Insurtech has become a major conversation in the insurance industry as the rise of specialized insurance tools change the way insurance agents, brokers, and carriers communicate with customers and one another. Here, we look at the rise of insurtech and its impact on insurance careers now and in the future.
What is Insurtech?
The word “insurtech” is a combination of “insurance” and “technology.” True to its name, insurtech focuses on the intersection between the insurance business and technological tools used to shape and enhance that business. Insurance companies have been interested in applying new technologies to their work for centuries. In recent years, insurance companies have embraced the Internet, mobile apps, and similar tools for distribution and claims.

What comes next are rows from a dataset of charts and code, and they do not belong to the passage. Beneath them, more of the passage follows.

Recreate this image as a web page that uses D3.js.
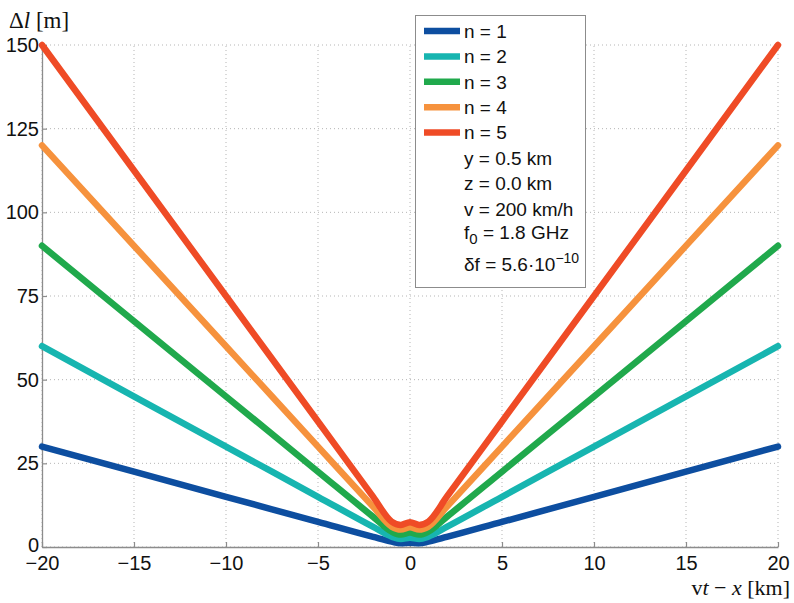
<!DOCTYPE html>
<html>
<head>
<meta charset="utf-8">
<script src="https://cdn.jsdelivr.net/npm/d3@7"></script>
<style>
  body { margin: 0; background: #fff; }
  svg { display: block; }
</style>
</head>
<body>
<svg id="chart" width="794" height="603"></svg>
<script>
// values (vt - x in km, Δl in m)
const xVals = [-20, -10, -5, -2, -1, -0.5, 0, 0.5, 1, 2, 5, 10, 20];
const n1 = [30, 15, 7.5, 3.0, 1.6, 1.1, 1.3, 1.1, 1.6, 3.0, 7.5, 15, 30];
const n2 = [60, 30, 15, 6.0, 3.1, 2.4, 2.8, 2.4, 3.1, 6.0, 15, 30, 60];
const n3 = [90, 45, 22.5, 9.0, 4.6, 3.7, 4.3, 3.7, 4.6, 9.0, 22.5, 45, 90];
const n4 = [120, 60, 30, 12, 6.1, 5.2, 5.9, 5.2, 6.1, 12, 30, 60, 120];
const n5 = [150, 75, 37.5, 15, 7.6, 6.6, 7.4, 6.6, 7.6, 15, 37.5, 75, 150];
const seriesNames = ['n = 1', 'n = 2', 'n = 3', 'n = 4', 'n = 5'];
const seriesColors = ['#0d4ea0', '#17b5b0', '#20a94c', '#f6923d', '#ef4b26'];
const xTicks = [-20, -15, -10, -5, 0, 5, 10, 15, 20];
const yTicks = [0, 25, 50, 75, 100, 125, 150];

const series = [n1, n2, n3, n4, n5].map((vals, i) => ({
  name: seriesNames[i],
  color: seriesColors[i],
  points: xVals.map((x, j) => ({ x: x, y: vals[j] })),
}));

const svg = d3.select('#chart');
const sans = "'Liberation Sans', Arial, sans-serif";
const serif = "'Liberation Serif', 'Times New Roman', serif";

const x = d3.scaleLinear().domain([-20, 20]).range([42, 778]);
const y = d3.scaleLinear().domain([0, 150]).range([547, 45]);

/****************** grid ******************/
const grid = svg.append('g');
grid.selectAll('line.gx')
  .data(xTicks)
  .join('line')
  .attr('x1', d => x(d)).attr('x2', d => x(d))
  .attr('y1', y(0)).attr('y2', y(150))
  .attr('stroke', '#b5b5b5')
  .attr('stroke-dasharray', '1,3');
grid.selectAll('line.gy')
  .data(yTicks)
  .join('line')
  .attr('x1', x(-20)).attr('x2', x(20))
  .attr('y1', d => y(d)).attr('y2', d => y(d))
  .attr('stroke', '#b5b5b5')
  .attr('stroke-dasharray', '1,3');

/****************** axes ******************/
const yAxis = svg.append('g')
  .attr('transform', `translate(${x(-20)},0)`)
  .call(d3.axisLeft(y).tickValues(yTicks).tickSize(-5).tickSizeOuter(0).tickPadding(3));
const xAxis = svg.append('g')
  .attr('transform', `translate(0,${y(0)})`)
  .call(d3.axisBottom(x).tickValues(xTicks).tickFormat(d => d < 0 ? '\u2212' + Math.abs(d) : d)
    .tickSize(-5).tickSizeOuter(0).tickPadding(9));

[yAxis, xAxis].forEach(ax => {
  ax.select('.domain').attr('stroke', '#8c8c8c').attr('stroke-width', 1.3);
  ax.selectAll('.tick line').attr('stroke', '#8c8c8c').attr('stroke-width', 1.2);
  ax.selectAll('.tick text')
    .attr('fill', '#111')
    .attr('font-size', '20px')
    .attr('font-family', sans);
});
// the 0 label sits a touch above the -20 label, as in the original
yAxis.selectAll('.tick text').filter(d => d === 0).attr('dy', '0.2em');

/****************** curves ******************/
const line = d3.line()
  .x(d => x(d.x))
  .y(d => y(d.y))
  .curve(d3.curveMonotoneX);

svg.append('g')
  .selectAll('path')
  .data(series)
  .join('path')
  .attr('d', d => line(d.points))
  .attr('fill', 'none')
  .attr('stroke', d => d.color)
  .attr('stroke-width', 6.5)
  .attr('stroke-linecap', 'round')
  .attr('stroke-linejoin', 'round');

/****************** axis labels ******************/
const yLab = svg.append('text')
  .attr('x', 9).attr('y', 28)
  .attr('font-size', '23px')
  .attr('font-family', serif)
  .attr('fill', '#111');
yLab.append('tspan').text('\u0394');
yLab.append('tspan').attr('font-style', 'italic').text('l');
yLab.append('tspan').text(' [m]');

const xLab = svg.append('text')
  .attr('x', 790).attr('y', 595)
  .attr('text-anchor', 'end')
  .attr('font-size', '22px')
  .attr('font-family', serif)
  .attr('fill', '#111');
xLab.append('tspan').text('v');
xLab.append('tspan').attr('font-style', 'italic').text('t');
xLab.append('tspan').text(' \u2212 ');
xLab.append('tspan').attr('font-style', 'italic').text('x');
xLab.append('tspan').text(' [km]');

/****************** legend ******************/
const legend = svg.append('g');
legend.append('rect')
  .attr('x', 415.5).attr('y', 15.5)
  .attr('width', 170).attr('height', 272)
  .attr('fill', '#fff')
  .attr('stroke', '#8c8c8c')
  .attr('stroke-width', 1);

const rowY = i => 31 + i * 25.4;

legend.selectAll('line.key')
  .data(series)
  .join('line')
  .attr('x1', 424).attr('x2', 460)
  .attr('y1', (d, i) => rowY(i)).attr('y2', (d, i) => rowY(i))
  .attr('stroke', d => d.color)
  .attr('stroke-width', 6.5);

legend.selectAll('text.key')
  .data(series)
  .join('text')
  .attr('x', 464)
  .attr('y', (d, i) => rowY(i))
  .attr('dy', '0.36em')
  .attr('font-size', '19px')
  .attr('font-family', sans)
  .attr('fill', '#111')
  .text(d => d.name);

// parameter rows
const paramStyle = t => t
  .attr('x', 464)
  .attr('dy', '0.36em')
  .attr('font-size', '19px')
  .attr('font-family', sans)
  .attr('fill', '#111');

legend.append('text').call(paramStyle).attr('y', rowY(5)).text('y = 0.5 km');
legend.append('text').call(paramStyle).attr('y', rowY(6)).text('z = 0.0 km');
legend.append('text').call(paramStyle).attr('y', rowY(7)).text('v = 200 km/h');

const f0 = legend.append('text').call(paramStyle).attr('y', rowY(8) - 2);
f0.append('tspan').text('f');
f0.append('tspan').attr('font-size', '15px').attr('dy', '5').text('0');
f0.append('tspan').attr('dy', '-5').text(' = 1.8 GHz');

const df = legend.append('text').call(paramStyle).attr('y', rowY(9) + 5);
df.append('tspan').text('\u03b4f = 5.6\u00b710');
df.append('tspan').attr('font-size', '14px').attr('dy', '-8').text('\u221210');
</script>
</body>
</html>
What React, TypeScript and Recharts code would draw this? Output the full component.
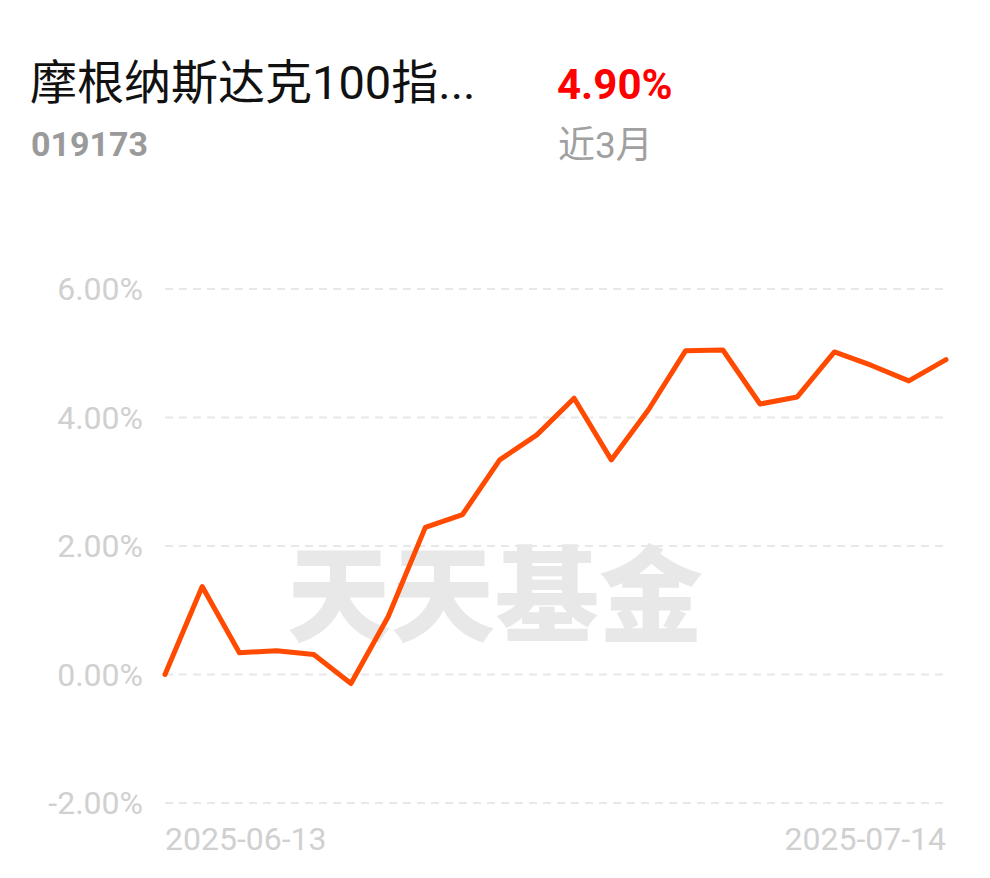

Insurtech isn’t merely a promise of the future – it’s a present reality. Insurance distribution relies on insurtech in the form of agent, broker, and customer platforms, APIs and other tools that de-silo insurance company efforts, and even videoconferencing to hold remote meetings between agents and customers. In claims, the use of insurtech includes not only digital platforms and data analysis but also more concrete tech tools. For instance, some claims adjusters rely heavily on drones to survey sites and gather information about losses. Even underwriters are relying on insurtech to improve their work. Today’s AI and machine learning tools allow for more targeted underwriting and the use of alternate forms of coverage, such as parametric insurance policies.
A Look at the Future
Insurance technology is changing rapidly. As it does, it affects the work agents, brokers, and carriers do. In the coming years, insurance professionals can expect AI to streamline many of the once-tedious aspects of their work, such as filling out forms. Automated platforms can ensure that customer information like names and addresses transfers seamlessly from one form to the next. For claims adjusters, AI and similar tools can help pinpoint the nature and amount of losses as well as reducing time spent on paperwork. These tools free up insurance professionals to focus on aspects of the job tech can’t do – like building personal relationships with customers.